Yes, this sticks were used by city inhabitants to mark where did they leave their cars. The municipal services warned people that everyone needs to mark his car, so that he could find it in the morning and so that if some municipal ambulance would try to crawl its way through the streets won’t hit it occasionally. I mean an ambulance like this.

35 thoughts on “Guess What’s That”

  1. I cannot imagine what would happen if so much snow would fall where I am. When there is 4 cm of snow the people are freaking out on the roads. Driving 50kph where 90 or even 120 kph.

    Reply
    • He’s taking out the battery and taking it home. It’s quite comman in old Soviet days when you park your car. You take the battery home. Charge it up. Then the next morning come back and put it in and drive away.

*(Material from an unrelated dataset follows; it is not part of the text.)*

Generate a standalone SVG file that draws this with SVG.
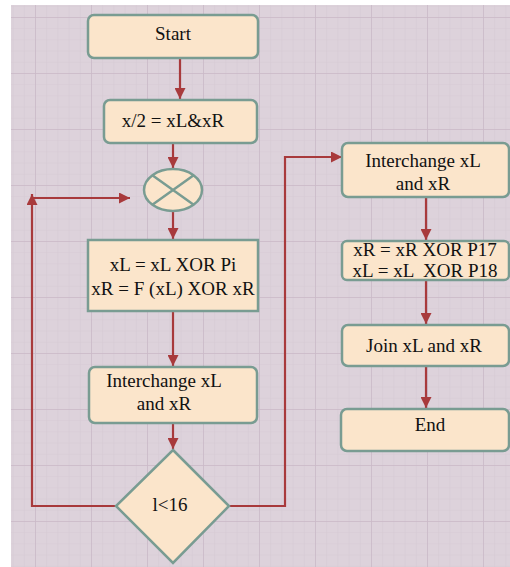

      Batteries were not as good as Western, and it was just damn cold for them to not discharge.

      Reply
      • Now batteries are better but it’s still useful to bring them home.
        There are also timers to switch engine on and off to warm them, say, every 10 minutes every hour so it’s not too cold, but that trick is useless for really bad weather.

        Reply
    • He’s taking out the battery and taking it home. It’s quite comman in old Soviet days when you park your car. You take the battery home. Charge it up. Then the next morning come back and put it in and drive away.

      Batteries were not as good as Western, and it was just damn cold for them to not discharge.

      Reply
  2. ahah I was wrong. An old joke came to my mind:
    How a siberian toilet looks like?
    Two poles pitched in the snow. One for hang onto, another for keep the wolves away…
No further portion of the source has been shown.